With more and more main contractors putting themselves forward to carry out both the design and construction work on a project, architects are finding themselves squeezed when it comes to the projects that are exclusively available to them. Good design is no longer the sole domain of the architect and, while there will always be a call for the traditional, it is certainly no longer the only or, indeed, the preferred approach.
Recent years have seen the rise of a new breed of contractor who leads with design, giving the architects a run for their money and popularizing turnkey contracts. A product of the times, these contractors proved their worth during the years when costs were perpetually squeezed. Although the industry is moving on and there are more projects out there to keep the wolf from the door, clients are now more accepting of the design and build approach as it has proved a satisfactory and often cost-efficient anecdote to the architect-led option - and the designs are really good!
Providing lower risk procurement options and reducing project times while producing both functional and creative designs, the design and build option rightly continues to enjoy the same level of popularity that made it more of a necessity in harder times prompting thought that the change in method to how a project is structured and managed is here to stay.
The main attraction of design and build is quite simply that it provides the client with a single point of responsibility for delivering the whole project. That in itself is a huge fat positive which shouldn't be under-estimated and it's little wonder that trusted contractors earn themselves such a high percentage of repeat business in this way.
In previous years, clients may have only considered design and build for the simpler projects, deeming it inappropriate for larger or more complex jobs, requiring a heavier design input. However, as main contractors have developed a more sophisticated sell, adding to their teams to support a design offering and steadily building strong design-led portfolios, the balance is tipped in their favour, particularly when the pros are taken into account.
There is room for flexibility in the design and build route too.

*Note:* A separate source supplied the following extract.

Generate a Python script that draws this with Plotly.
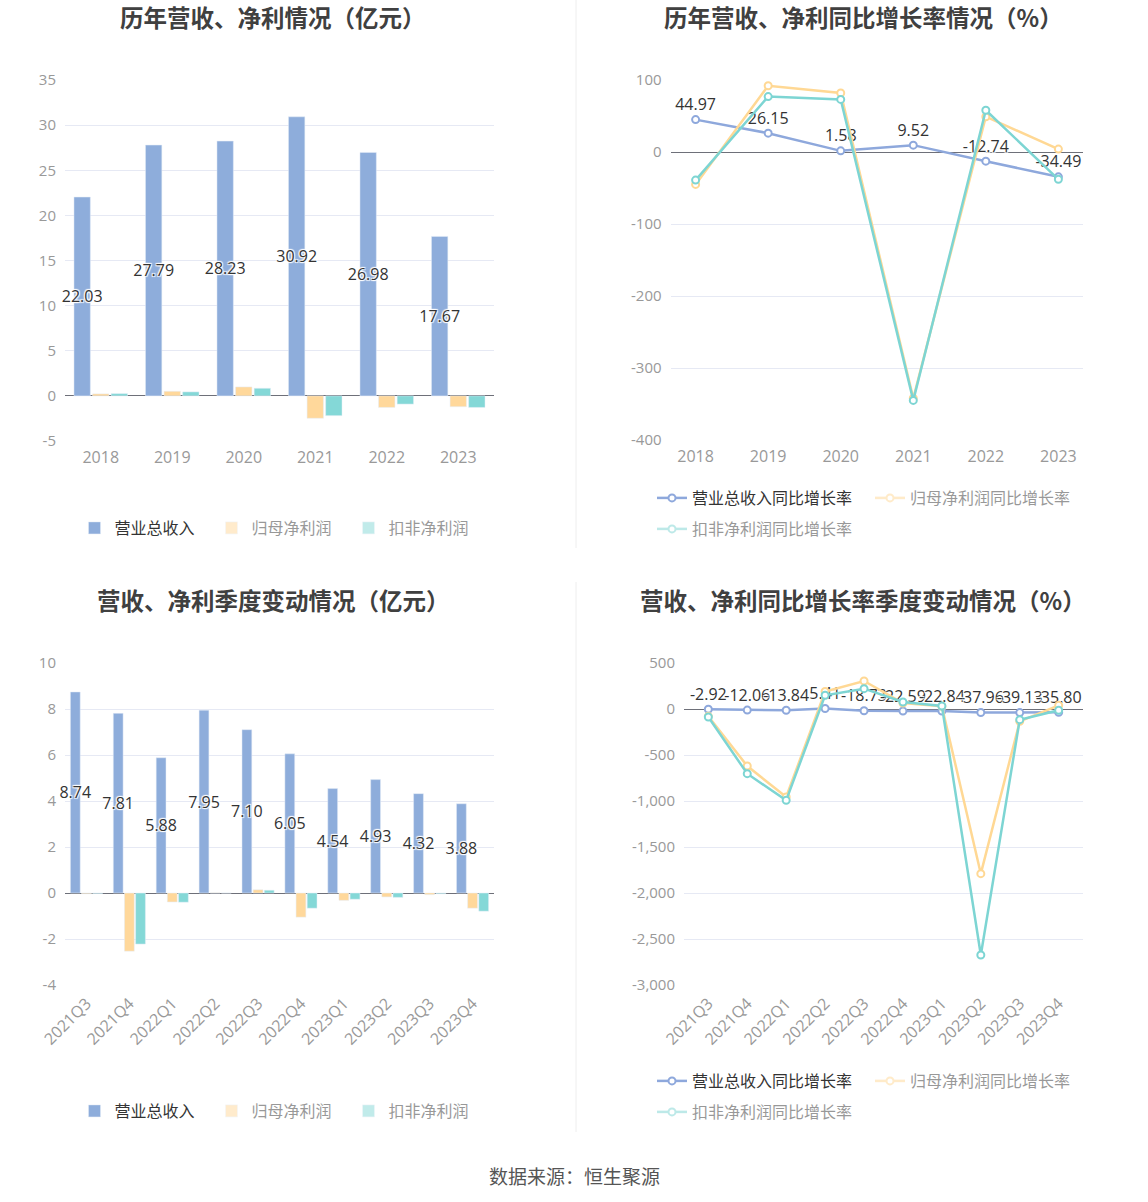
import plotly.graph_objects as go

# ---------------- data ----------------
years = ['2018', '2019', '2020', '2021', '2022', '2023']
rev_year = [22.03, 27.79, 28.23, 30.92, 26.98, 17.67]
np_year = [0.22, 0.51, 0.99, -2.48, -1.28, -1.20]
dnp_year = [0.25, 0.44, 0.84, -2.19, -0.91, -1.28]

rev_yoy = [44.97, 26.15, 1.58, 9.52, -12.74, -34.49]
np_yoy = [-45, 92, 82, -342, 49, 4]
dnp_yoy = [-39, 77, 73, -345, 58, -38]

quarters = ['2021Q3', '2021Q4', '2022Q1', '2022Q2', '2022Q3', '2022Q4',
            '2023Q1', '2023Q2', '2023Q3', '2023Q4']
rev_q = [8.74, 7.81, 5.88, 7.95, 7.10, 6.05, 4.54, 4.93, 4.32, 3.88]
np_q = [-0.03, -2.53, -0.39, 0.01, 0.14, -1.05, -0.32, -0.17, -0.07, -0.66]
dnp_q = [-0.02, -2.22, -0.40, 0.00, 0.12, -0.66, -0.27, -0.19, -0.03, -0.79]

rev_q_yoy = [-2.92, -12.06, -13.84, 5.41, -18.73, -22.59, -22.84, -37.96, -39.13, -35.80]
np_q_yoy = [-80, -620, -957, 190, 304, 65, 29, -1790, -134, 40]
dnp_q_yoy = [-87, -703, -993, 149, 221, 76, 33, -2674, -116, -14]

# tick labels of the value axes
y1_ticks = [-5, 0, 5, 10, 15, 20, 25, 30, 35]
y1_text = ['-5', '0', '5', '10', '15', '20', '25', '30', '35']
y2_ticks = [-400, -300, -200, -100, 0, 100]
y2_text = ['-400', '-300', '-200', '-100', '0', '100']
y3_ticks = [-4, -2, 0, 2, 4, 6, 8, 10]
y3_text = ['-4', '-2', '0', '2', '4', '6', '8', '10']
y4_ticks = [-3000, -2500, -2000, -1500, -1000, -500, 0, 500]
y4_text = ['-3,000', '-2,500', '-2,000', '-1,500', '-1,000', '-500', '0', '500']

bar_names = ['营业总收入', '归母净利润', '扣非净利润']
line_names = ['营业总收入同比增长率', '归母净利润同比增长率', '扣非净利润同比增长率']
titles = ['历年营收、净利情况（亿元）', '历年营收、净利同比增长率情况（%）',
          '营收、净利季度变动情况（亿元）', '营收、净利同比增长率季度变动情况（%）']
source = '数据来源：恒生聚源'

# ---------------- style ----------------
W, H = 1148, 1202
FONT = 'Open Sans, Noto Sans CJK SC, sans-serif'
CJK = 'Noto Sans CJK SC, sans-serif'
BAR_C = ['#8eaddb', '#ffd89b', '#84d8d7']
LINE_C = ['#8ea8dc', '#ffd894', '#7dd5d3']
GRID = '#e6e9f4'
AXIS = '#6e7079'
TICK = '#999999'
SHADOW = '1px 1px 1px #fff, -1px -1px 1px #fff, 1px -1px 1px #fff, -1px 1px 1px #fff'


def px_x(a, b):
    return [a / W, b / W]


def px_y(top, bottom):
    return [1 - bottom / H, 1 - top / H]


fig = go.Figure()


def fmt(v):
    return f'{v:.2f}'


def add_bars(cats, series, xa, ya, legend):
    for i, (name, vals) in enumerate(zip(bar_names, series)):
        kw = {}
        if i == 0:
            kw = dict(text=[fmt(v) for v in vals], textposition='inside',
                      insidetextanchor='middle', textangle=0, constraintext='none',
                      textfont=dict(size=16, color='#333', family=FONT, shadow=SHADOW))
        fig.add_trace(go.Bar(x=cats, y=vals, name=name, marker_color=BAR_C[i],
                             xaxis=xa, yaxis=ya, legend=legend, showlegend=(i == 0),
                             cliponaxis=False, **kw))
        if i > 0:
            fig.add_trace(go.Bar(x=cats, y=vals, name=name, marker_color=BAR_C[i],
                                 xaxis=xa, yaxis=ya, legend=legend, visible='legendonly'))


def add_lines(cats, series, xa, ya, legends):
    for i, (name, vals) in enumerate(zip(line_names, series)):
        kw = {}
        mode = 'lines+markers'
        if i == 0:
            mode = 'lines+markers+text'
            kw = dict(text=[fmt(v) for v in vals], textposition='top center',
                      textfont=dict(size=16, color='#333', family=FONT, shadow=SHADOW))
        common = dict(x=cats, y=vals, name=name, mode=mode, xaxis=xa, yaxis=ya,
                      line=dict(color=LINE_C[i], width=2.5),
                      marker=dict(symbol='circle', size=7, color='white',
                                  line=dict(color=LINE_C[i], width=2)),
                      cliponaxis=False, legend=legends[i])
        if i == 0:
            fig.add_trace(go.Scatter(**common, **kw))
        else:
            fig.add_trace(go.Scatter(**common, showlegend=False))
            d = dict(common)
            d['mode'] = 'lines+markers'
            fig.add_trace(go.Scatter(**d, visible='legendonly'))


add_bars(years, [rev_year, np_year, dnp_year], 'x', 'y', 'legend')
add_lines(years, [rev_yoy, np_yoy, dnp_yoy], 'x2', 'y2', ['legend2', 'legend2', 'legend3'])
add_bars(quarters, [rev_q, np_q, dnp_q], 'x3', 'y3', 'legend4')
add_lines(quarters, [rev_q_yoy, np_q_yoy, dnp_q_yoy], 'x4', 'y4', ['legend5', 'legend5', 'legend6'])

xcommon = dict(type='category', showgrid=False, showline=False, zeroline=False,
               ticks='', tickfont=dict(size=16, color=TICK, family=FONT),
               ticklabelstandoff=5, fixedrange=True, automargin=False)
ycommon = dict(showgrid=True, gridcolor=GRID, gridwidth=1, zeroline=True,
               zerolinecolor=AXIS, zerolinewidth=1, showline=False, ticks='',
               tickfont=dict(size=15, color=TICK, family=FONT), ticklabelstandoff=8,
               fixedrange=True, tickmode='array', automargin=False)

fig.update_layout(
    xaxis=dict(xcommon, domain=px_x(65, 494), anchor='y'),
    yaxis=dict(ycommon, domain=px_y(80, 441), range=[-5, 35],
               tickvals=y1_ticks, ticktext=y1_text, anchor='x'),
    xaxis2=dict(xcommon, domain=px_x(670.6, 1083.4), anchor='y2'),
    yaxis2=dict(ycommon, domain=px_y(80, 440), range=[-400, 100],
                tickvals=y2_ticks, ticktext=y2_text, anchor='x2'),
    xaxis3=dict(xcommon, domain=px_x(65, 494), anchor='y3', tickangle=-45),
    yaxis3=dict(ycommon, domain=px_y(663, 985), range=[-4, 10],
                tickvals=y3_ticks, ticktext=y3_text, anchor='x3'),
    xaxis4=dict(xcommon, domain=px_x(684, 1083), anchor='y4', tickangle=-45),
    yaxis4=dict(ycommon, domain=px_y(663, 985), range=[-3000, 500],
                tickvals=y4_ticks, ticktext=y4_text, anchor='x4'),
)

leg = dict(orientation='h', font=dict(size=16, color='#333', family=CJK),
           bgcolor='rgba(0,0,0,0)', itemclick=False, itemdoubleclick=False,
           yanchor='middle', tracegroupgap=0)
fig.update_layout(
    legend=dict(leg, x=280 / W, xanchor='center', y=1 - 528 / H, entrywidth=92),
    legend2=dict(leg, x=652 / W, xanchor='left', y=1 - 498 / H, entrywidth=173),
    legend3=dict(leg, x=652 / W, xanchor='left', y=1 - 529 / H, entrywidth=173),
    legend4=dict(leg, x=280 / W, xanchor='center', y=1 - 1111 / H, entrywidth=92),
    legend5=dict(leg, x=652 / W, xanchor='left', y=1 - 1081 / H, entrywidth=173),
    legend6=dict(leg, x=652 / W, xanchor='left', y=1 - 1112 / H, entrywidth=173),
)

ann = []
for t, (cx, cy) in zip(titles, [(273, 17), (863, 17), (273, 600), (863, 600)]):
    ann.append(dict(text=f'<b>{t}</b>', x=cx / W, y=1 - cy / H, xref='paper', yref='paper',
                    xanchor='center', yanchor='middle', showarrow=False,
                    font=dict(size=23.5, color='#404040', family=CJK)))
ann.append(dict(text=source, x=574 / W, y=1 - 1175 / H, xref='paper', yref='paper',
                xanchor='center', yanchor='middle', showarrow=False,
                font=dict(size=19, color='#555', family=CJK)))

shapes = [
    dict(type='line', xref='paper', yref='paper', x0=576 / W, x1=576 / W,
         y0=1 - 548 / H, y1=1.0, line=dict(color='#eeeeee', width=1)),
    dict(type='line', xref='paper', yref='paper', x0=576 / W, x1=576 / W,
         y0=1 - 1132 / H, y1=1 - 582 / H, line=dict(color='#eeeeee', width=1)),
]

fig.update_layout(
    width=W, height=H, autosize=False,
    margin=dict(l=0, r=0, t=0, b=0, pad=0, autoexpand=False),
    paper_bgcolor='white', plot_bgcolor='white',
    barmode='group', bargap=0.22, bargroupgap=0.12,
    font=dict(family=FONT, color='#333'),
    annotations=ann, shapes=shapes,
    hovermode=False,
)

fig.write_html('out.html', config={'displayModeBar': False},
               post_script="document.body.style.margin='0px';")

The contractor can be employed to carry out all of the design work or can initially provide a concept design. The contractor can then complete the design his or herself or employ the client's specified designer to outline specifications and complete the design. Similarly, they can team up with a design company from the outset if they haven't got the capacity to take on the design in-house.
A benefit of appointing the contractor to have a hand in the design from the outset means that he or she can contribute to the development of the design at each stage and consult as to the practicalities. There are less chances of mistakes being made as design and build contractors are inevitably experts in both fields - they have most likely been doing it for years now!

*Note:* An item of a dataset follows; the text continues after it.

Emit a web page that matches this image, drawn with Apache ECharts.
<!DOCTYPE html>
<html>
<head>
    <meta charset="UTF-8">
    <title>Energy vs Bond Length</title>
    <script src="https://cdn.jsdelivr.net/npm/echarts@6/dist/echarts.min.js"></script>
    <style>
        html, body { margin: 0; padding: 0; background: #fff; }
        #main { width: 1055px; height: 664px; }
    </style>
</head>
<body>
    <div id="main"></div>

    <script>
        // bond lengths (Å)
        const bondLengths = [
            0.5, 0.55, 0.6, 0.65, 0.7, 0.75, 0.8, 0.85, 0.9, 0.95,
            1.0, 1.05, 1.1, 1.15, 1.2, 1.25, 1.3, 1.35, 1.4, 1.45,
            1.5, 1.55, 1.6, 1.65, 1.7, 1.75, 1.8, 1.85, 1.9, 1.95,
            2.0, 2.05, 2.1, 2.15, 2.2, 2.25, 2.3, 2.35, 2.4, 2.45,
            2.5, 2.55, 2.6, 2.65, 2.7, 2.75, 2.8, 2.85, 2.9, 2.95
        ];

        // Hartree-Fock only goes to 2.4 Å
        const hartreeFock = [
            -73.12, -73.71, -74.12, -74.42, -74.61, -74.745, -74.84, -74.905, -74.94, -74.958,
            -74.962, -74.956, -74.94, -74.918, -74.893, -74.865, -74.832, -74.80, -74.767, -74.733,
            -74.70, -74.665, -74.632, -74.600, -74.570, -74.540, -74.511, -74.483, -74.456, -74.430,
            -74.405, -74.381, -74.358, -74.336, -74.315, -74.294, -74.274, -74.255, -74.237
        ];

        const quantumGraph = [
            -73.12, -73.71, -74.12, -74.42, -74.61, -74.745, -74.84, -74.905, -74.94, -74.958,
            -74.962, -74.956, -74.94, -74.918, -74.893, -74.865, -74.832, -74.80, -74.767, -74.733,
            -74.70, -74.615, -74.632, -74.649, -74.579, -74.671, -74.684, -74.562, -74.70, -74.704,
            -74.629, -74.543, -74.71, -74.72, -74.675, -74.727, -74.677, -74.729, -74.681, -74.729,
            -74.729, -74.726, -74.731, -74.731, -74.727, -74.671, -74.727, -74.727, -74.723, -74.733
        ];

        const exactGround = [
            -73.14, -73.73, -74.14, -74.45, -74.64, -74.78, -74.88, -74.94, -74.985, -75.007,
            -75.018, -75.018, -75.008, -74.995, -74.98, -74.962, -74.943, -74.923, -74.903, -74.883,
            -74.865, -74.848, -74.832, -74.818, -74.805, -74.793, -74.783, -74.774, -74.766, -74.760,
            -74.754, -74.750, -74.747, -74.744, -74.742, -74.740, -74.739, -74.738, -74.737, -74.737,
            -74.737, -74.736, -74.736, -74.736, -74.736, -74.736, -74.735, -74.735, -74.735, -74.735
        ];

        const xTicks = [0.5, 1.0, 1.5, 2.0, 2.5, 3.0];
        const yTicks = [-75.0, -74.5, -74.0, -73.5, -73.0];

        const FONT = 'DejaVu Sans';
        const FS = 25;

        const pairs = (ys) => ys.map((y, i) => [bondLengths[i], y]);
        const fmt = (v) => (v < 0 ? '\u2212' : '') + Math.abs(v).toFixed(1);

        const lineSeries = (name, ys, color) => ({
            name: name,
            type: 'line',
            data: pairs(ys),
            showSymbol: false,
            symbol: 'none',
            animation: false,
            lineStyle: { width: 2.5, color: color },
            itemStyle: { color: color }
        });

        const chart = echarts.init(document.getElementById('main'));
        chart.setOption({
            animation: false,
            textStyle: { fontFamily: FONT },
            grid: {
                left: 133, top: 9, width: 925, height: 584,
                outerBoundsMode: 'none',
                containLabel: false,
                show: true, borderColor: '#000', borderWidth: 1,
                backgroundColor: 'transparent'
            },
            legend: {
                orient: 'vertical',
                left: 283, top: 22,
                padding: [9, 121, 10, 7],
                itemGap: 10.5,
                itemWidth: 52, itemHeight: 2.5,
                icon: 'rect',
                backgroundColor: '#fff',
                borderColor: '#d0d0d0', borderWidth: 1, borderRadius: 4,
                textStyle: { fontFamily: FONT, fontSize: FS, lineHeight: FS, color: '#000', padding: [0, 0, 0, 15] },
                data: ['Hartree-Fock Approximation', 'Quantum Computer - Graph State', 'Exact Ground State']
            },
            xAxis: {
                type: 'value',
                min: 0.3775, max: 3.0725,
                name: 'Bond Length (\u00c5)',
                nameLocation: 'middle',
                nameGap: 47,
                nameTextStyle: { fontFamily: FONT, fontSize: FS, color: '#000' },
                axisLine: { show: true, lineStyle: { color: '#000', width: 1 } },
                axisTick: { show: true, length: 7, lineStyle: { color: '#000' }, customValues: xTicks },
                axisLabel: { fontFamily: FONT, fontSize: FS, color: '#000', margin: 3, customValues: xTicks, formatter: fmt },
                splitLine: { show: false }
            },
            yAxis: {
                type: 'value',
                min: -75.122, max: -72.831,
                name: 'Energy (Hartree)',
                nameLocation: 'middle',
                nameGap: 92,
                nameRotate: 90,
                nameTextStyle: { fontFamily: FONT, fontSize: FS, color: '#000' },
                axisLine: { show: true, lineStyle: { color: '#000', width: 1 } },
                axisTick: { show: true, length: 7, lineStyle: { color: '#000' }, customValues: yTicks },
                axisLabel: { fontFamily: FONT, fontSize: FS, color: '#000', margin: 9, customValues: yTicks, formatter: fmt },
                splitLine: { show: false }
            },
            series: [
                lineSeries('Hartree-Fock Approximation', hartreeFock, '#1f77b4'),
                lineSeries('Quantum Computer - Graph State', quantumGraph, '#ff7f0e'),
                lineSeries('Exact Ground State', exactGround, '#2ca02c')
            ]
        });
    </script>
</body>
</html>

It's ultimately a results driven process and, with the margins for error significantly reduced by the single team approach and the broad expertise, there is far less likelihood of a decimation of the budget. As the cost of everything is considered early on in the game, there is much more attention given to both scheduling and pricing in the design phase.
For those who haven't considered the design and build option, maybe now's the time. There are some major design talents operating in this field - we should know. They work for us!